● **EXERCISE**
Transcribe the listing below word for word.

● **DATASET EXCERPT**

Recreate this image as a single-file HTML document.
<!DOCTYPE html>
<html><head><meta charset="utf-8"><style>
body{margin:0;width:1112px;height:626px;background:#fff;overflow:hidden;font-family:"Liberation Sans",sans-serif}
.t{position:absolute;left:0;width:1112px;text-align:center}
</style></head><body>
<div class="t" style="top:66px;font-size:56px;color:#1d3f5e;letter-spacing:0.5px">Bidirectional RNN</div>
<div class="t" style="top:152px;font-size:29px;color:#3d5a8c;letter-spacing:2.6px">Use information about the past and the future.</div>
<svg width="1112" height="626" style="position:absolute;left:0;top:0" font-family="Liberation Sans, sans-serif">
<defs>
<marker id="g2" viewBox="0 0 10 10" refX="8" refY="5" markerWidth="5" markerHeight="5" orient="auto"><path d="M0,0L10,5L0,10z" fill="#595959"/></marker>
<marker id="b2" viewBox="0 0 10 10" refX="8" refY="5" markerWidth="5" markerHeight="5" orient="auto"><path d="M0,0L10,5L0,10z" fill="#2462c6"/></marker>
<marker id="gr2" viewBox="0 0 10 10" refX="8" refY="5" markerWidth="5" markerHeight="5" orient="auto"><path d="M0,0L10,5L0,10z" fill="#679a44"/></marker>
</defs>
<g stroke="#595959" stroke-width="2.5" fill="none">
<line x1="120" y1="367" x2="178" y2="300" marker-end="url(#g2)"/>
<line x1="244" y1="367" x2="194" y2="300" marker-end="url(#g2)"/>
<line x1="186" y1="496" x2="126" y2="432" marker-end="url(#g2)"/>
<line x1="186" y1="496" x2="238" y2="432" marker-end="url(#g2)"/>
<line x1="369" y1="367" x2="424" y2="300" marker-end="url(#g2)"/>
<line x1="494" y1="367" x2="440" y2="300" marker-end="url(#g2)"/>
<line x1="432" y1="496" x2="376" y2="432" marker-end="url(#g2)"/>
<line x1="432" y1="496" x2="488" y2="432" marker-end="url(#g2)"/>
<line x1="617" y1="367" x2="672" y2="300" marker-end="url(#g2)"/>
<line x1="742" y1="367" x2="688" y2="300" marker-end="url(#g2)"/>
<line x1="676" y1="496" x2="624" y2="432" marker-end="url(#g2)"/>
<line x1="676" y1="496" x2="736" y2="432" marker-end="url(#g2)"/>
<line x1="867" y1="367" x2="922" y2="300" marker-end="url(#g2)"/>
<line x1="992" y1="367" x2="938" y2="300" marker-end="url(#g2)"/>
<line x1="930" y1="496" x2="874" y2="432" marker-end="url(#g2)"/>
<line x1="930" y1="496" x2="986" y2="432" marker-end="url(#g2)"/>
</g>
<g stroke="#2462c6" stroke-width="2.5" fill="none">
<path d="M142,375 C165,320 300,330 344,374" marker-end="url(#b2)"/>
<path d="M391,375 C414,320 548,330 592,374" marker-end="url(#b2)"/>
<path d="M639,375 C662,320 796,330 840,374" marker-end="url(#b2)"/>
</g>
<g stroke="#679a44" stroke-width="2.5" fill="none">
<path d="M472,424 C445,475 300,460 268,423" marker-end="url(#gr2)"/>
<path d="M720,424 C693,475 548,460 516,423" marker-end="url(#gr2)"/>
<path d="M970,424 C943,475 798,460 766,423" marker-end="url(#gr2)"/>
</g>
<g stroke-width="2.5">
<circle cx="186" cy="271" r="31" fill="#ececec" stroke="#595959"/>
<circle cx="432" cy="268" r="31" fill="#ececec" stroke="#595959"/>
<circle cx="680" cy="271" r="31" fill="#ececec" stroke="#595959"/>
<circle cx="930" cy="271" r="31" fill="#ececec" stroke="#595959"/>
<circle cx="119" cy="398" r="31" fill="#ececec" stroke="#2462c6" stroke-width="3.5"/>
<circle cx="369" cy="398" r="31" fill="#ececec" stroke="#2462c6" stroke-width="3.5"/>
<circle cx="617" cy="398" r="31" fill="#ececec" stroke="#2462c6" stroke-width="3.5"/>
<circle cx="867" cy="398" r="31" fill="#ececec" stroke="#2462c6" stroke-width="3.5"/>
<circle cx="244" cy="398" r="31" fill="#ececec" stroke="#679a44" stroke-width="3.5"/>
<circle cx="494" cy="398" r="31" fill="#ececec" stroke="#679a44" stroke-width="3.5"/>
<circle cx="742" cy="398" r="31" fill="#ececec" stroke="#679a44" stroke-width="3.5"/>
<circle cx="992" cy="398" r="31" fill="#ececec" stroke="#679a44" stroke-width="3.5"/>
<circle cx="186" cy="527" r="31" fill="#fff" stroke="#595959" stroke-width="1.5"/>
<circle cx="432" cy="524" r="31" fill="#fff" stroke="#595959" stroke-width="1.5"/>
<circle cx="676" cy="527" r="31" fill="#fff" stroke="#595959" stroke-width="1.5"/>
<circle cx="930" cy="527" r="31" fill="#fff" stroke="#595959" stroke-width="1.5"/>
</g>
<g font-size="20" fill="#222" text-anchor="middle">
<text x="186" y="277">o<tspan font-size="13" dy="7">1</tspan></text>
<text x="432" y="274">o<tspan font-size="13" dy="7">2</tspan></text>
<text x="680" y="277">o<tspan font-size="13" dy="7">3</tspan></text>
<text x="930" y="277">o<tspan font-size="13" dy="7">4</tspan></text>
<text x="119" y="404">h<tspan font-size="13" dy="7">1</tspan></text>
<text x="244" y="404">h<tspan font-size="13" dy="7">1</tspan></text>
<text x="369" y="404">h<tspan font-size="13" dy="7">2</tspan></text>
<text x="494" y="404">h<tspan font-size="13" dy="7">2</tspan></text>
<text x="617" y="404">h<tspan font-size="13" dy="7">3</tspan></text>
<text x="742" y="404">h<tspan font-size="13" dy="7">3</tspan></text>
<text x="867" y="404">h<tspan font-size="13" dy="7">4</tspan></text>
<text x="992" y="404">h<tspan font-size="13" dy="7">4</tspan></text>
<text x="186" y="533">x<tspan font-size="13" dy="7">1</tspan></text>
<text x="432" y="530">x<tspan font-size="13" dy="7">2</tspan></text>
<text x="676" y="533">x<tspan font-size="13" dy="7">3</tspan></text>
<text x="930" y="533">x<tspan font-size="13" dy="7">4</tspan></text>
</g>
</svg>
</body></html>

● **OUTPUT OF THE TASK**
Recreate this image as a single-file HTML document.
<!DOCTYPE html>
<html><head><meta charset="utf-8"><style>
body{margin:0;width:1112px;height:626px;background:#fff;overflow:hidden;font-family:"Liberation Sans",sans-serif}
.t{position:absolute;left:0;width:1112px;text-align:center}
</style></head><body>
<div class="t" style="top:66px;font-size:56px;color:#1d3f5e;letter-spacing:0.5px">Bidirectional RNN</div>
<div class="t" style="top:152px;font-size:29px;color:#3d5a8c;letter-spacing:2.6px">Use information about the past and the future.</div>
<svg width="1112" height="626" style="position:absolute;left:0;top:0" font-family="Liberation Sans, sans-serif">
<defs>
<marker id="g2" viewBox="0 0 10 10" refX="8" refY="5" markerWidth="5" markerHeight="5" orient="auto"><path d="M0,0L10,5L0,10z" fill="#595959"/></marker>
<marker id="b2" viewBox="0 0 10 10" refX="8" refY="5" markerWidth="5" markerHeight="5" orient="auto"><path d="M0,0L10,5L0,10z" fill="#2462c6"/></marker>
<marker id="gr2" viewBox="0 0 10 10" refX="8" refY="5" markerWidth="5" markerHeight="5" orient="auto"><path d="M0,0L10,5L0,10z" fill="#679a44"/></marker>
</defs>
<g stroke="#595959" stroke-width="2.5" fill="none">
<line x1="120" y1="367" x2="178" y2="300" marker-end="url(#g2)"/>
<line x1="244" y1="367" x2="194" y2="300" marker-end="url(#g2)"/>
<line x1="186" y1="496" x2="126" y2="432" marker-end="url(#g2)"/>
<line x1="186" y1="496" x2="238" y2="432" marker-end="url(#g2)"/>
<line x1="369" y1="367" x2="424" y2="300" marker-end="url(#g2)"/>
<line x1="494" y1="367" x2="440" y2="300" marker-end="url(#g2)"/>
<line x1="432" y1="496" x2="376" y2="432" marker-end="url(#g2)"/>
<line x1="432" y1="496" x2="488" y2="432" marker-end="url(#g2)"/>
<line x1="617" y1="367" x2="672" y2="300" marker-end="url(#g2)"/>
<line x1="742" y1="367" x2="688" y2="300" marker-end="url(#g2)"/>
<line x1="676" y1="496" x2="624" y2="432" marker-end="url(#g2)"/>
<line x1="676" y1="496" x2="736" y2="432" marker-end="url(#g2)"/>
<line x1="867" y1="367" x2="922" y2="300" marker-end="url(#g2)"/>
<line x1="992" y1="367" x2="938" y2="300" marker-end="url(#g2)"/>
<line x1="930" y1="496" x2="874" y2="432" marker-end="url(#g2)"/>
<line x1="930" y1="496" x2="986" y2="432" marker-end="url(#g2)"/>
</g>
<g stroke="#2462c6" stroke-width="2.5" fill="none">
<path d="M142,375 C165,320 300,330 344,374" marker-end="url(#b2)"/>
<path d="M391,375 C414,320 548,330 592,374" marker-end="url(#b2)"/>
<path d="M639,375 C662,320 796,330 840,374" marker-end="url(#b2)"/>
</g>
<g stroke="#679a44" stroke-width="2.5" fill="none">
<path d="M472,424 C445,475 300,460 268,423" marker-end="url(#gr2)"/>
<path d="M720,424 C693,475 548,460 516,423" marker-end="url(#gr2)"/>
<path d="M970,424 C943,475 798,460 766,423" marker-end="url(#gr2)"/>
</g>
<g stroke-width="2.5">
<circle cx="186" cy="271" r="31" fill="#ececec" stroke="#595959"/>
<circle cx="432" cy="268" r="31" fill="#ececec" stroke="#595959"/>
<circle cx="680" cy="271" r="31" fill="#ececec" stroke="#595959"/>
<circle cx="930" cy="271" r="31" fill="#ececec" stroke="#595959"/>
<circle cx="119" cy="398" r="31" fill="#ececec" stroke="#2462c6" stroke-width="3.5"/>
<circle cx="369" cy="398" r="31" fill="#ececec" stroke="#2462c6" stroke-width="3.5"/>
<circle cx="617" cy="398" r="31" fill="#ececec" stroke="#2462c6" stroke-width="3.5"/>
<circle cx="867" cy="398" r="31" fill="#ececec" stroke="#2462c6" stroke-width="3.5"/>
<circle cx="244" cy="398" r="31" fill="#ececec" stroke="#679a44" stroke-width="3.5"/>
<circle cx="494" cy="398" r="31" fill="#ececec" stroke="#679a44" stroke-width="3.5"/>
<circle cx="742" cy="398" r="31" fill="#ececec" stroke="#679a44" stroke-width="3.5"/>
<circle cx="992" cy="398" r="31" fill="#ececec" stroke="#679a44" stroke-width="3.5"/>
<circle cx="186" cy="527" r="31" fill="#fff" stroke="#595959" stroke-width="1.5"/>
<circle cx="432" cy="524" r="31" fill="#fff" stroke="#595959" stroke-width="1.5"/>
<circle cx="676" cy="527" r="31" fill="#fff" stroke="#595959" stroke-width="1.5"/>
<circle cx="930" cy="527" r="31" fill="#fff" stroke="#595959" stroke-width="1.5"/>
</g>
<g font-size="20" fill="#222" text-anchor="middle">
<text x="186" y="277">o<tspan font-size="13" dy="7">1</tspan></text>
<text x="432" y="274">o<tspan font-size="13" dy="7">2</tspan></text>
<text x="680" y="277">o<tspan font-size="13" dy="7">3</tspan></text>
<text x="930" y="277">o<tspan font-size="13" dy="7">4</tspan></text>
<text x="119" y="404">h<tspan font-size="13" dy="7">1</tspan></text>
<text x="244" y="404">h<tspan font-size="13" dy="7">1</tspan></text>
<text x="369" y="404">h<tspan font-size="13" dy="7">2</tspan></text>
<text x="494" y="404">h<tspan font-size="13" dy="7">2</tspan></text>
<text x="617" y="404">h<tspan font-size="13" dy="7">3</tspan></text>
<text x="742" y="404">h<tspan font-size="13" dy="7">3</tspan></text>
<text x="867" y="404">h<tspan font-size="13" dy="7">4</tspan></text>
<text x="992" y="404">h<tspan font-size="13" dy="7">4</tspan></text>
<text x="186" y="533">x<tspan font-size="13" dy="7">1</tspan></text>
<text x="432" y="530">x<tspan font-size="13" dy="7">2</tspan></text>
<text x="676" y="533">x<tspan font-size="13" dy="7">3</tspan></text>
<text x="930" y="533">x<tspan font-size="13" dy="7">4</tspan></text>
</g>
</svg>
</body></html>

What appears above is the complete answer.